Most of the investment proposals in critical sectors such as telecom and defence cleared by the Ministry of Home Affairs (MHA) in 2017 were from China, the UK, the US and Mauritius, said officials.
The ministry said it has given security clearance to over 5,000 investment proposals, including foreign direct investments, in the past four years. A senior home ministry official said that earlier, the time taken for security clearance for a project was eight-nine months on an average, it has now been brought down to 40 days since last year.
The MHA had formulated a new National Security Clearance Policy in 2015 after the government decided to speed up projects, which were stuck due to want of security clearance by the Intelligence Bureau (IB) or other agencies, including police. The policy has 15 parametres on which inputs from security agencies are sought. Once it has got an application from an investor, the ministry decides on the status of security clearance to the company within 4-6 weeks.
The home ministry granted security clearance to 815 investment proposals in 2014, 1,201 proposals in 2015 and 1,260 in 2016, a home ministry official said. In 2017, security clearances were given to around 1,071 proposals, the official said. In addition, 543 proposals were automatically cleared in 2015 due to implementation of the revised policy guidelines. Of these proposals, 390 pertained to the Ministry of Information and Broadcasting, 235 related to civil aviation and 46 FDI proposals.

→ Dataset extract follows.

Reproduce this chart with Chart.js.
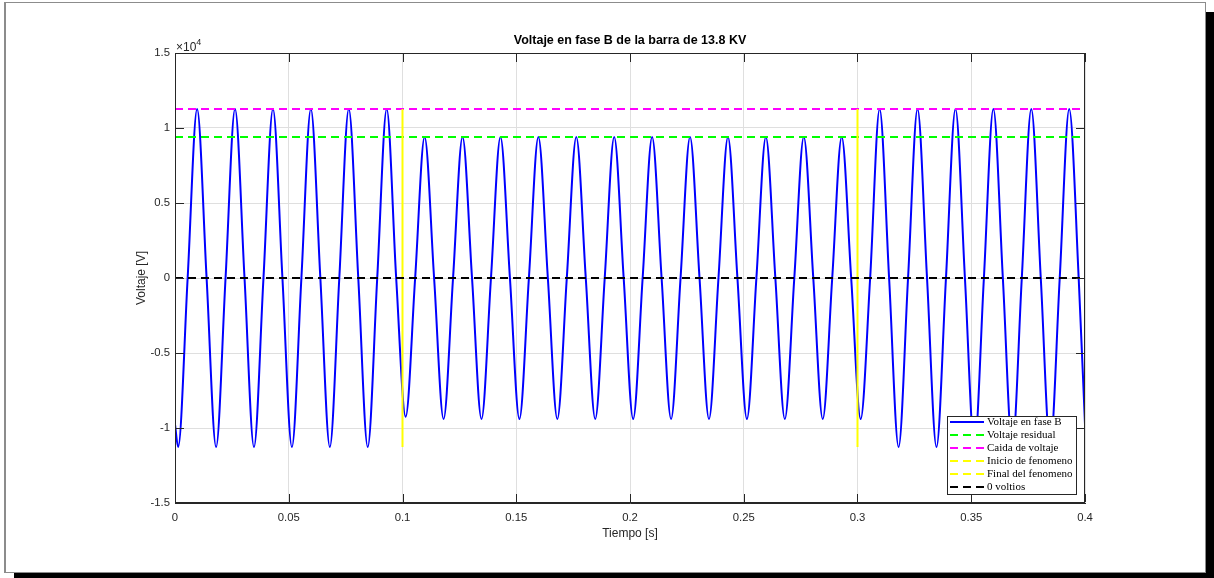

Among the foreign countries, the US, China (including Hong Kong), Mauritius and the UK has received green signal for the highest number of projects (10 each), followed by Germany (6), Bangladesh (3) and two each for Italy, Israel, Netherlands and Switzerland. A home ministry spokesperson said: “We have been clearing proposals for security clearance as it comes after due diligence. We only seek relevant information and the emphasis is always on to give security clearance as quickly as possible.”
Currently, only 11 sectors, including defence and retail trading, require government approval for foreign direct investment.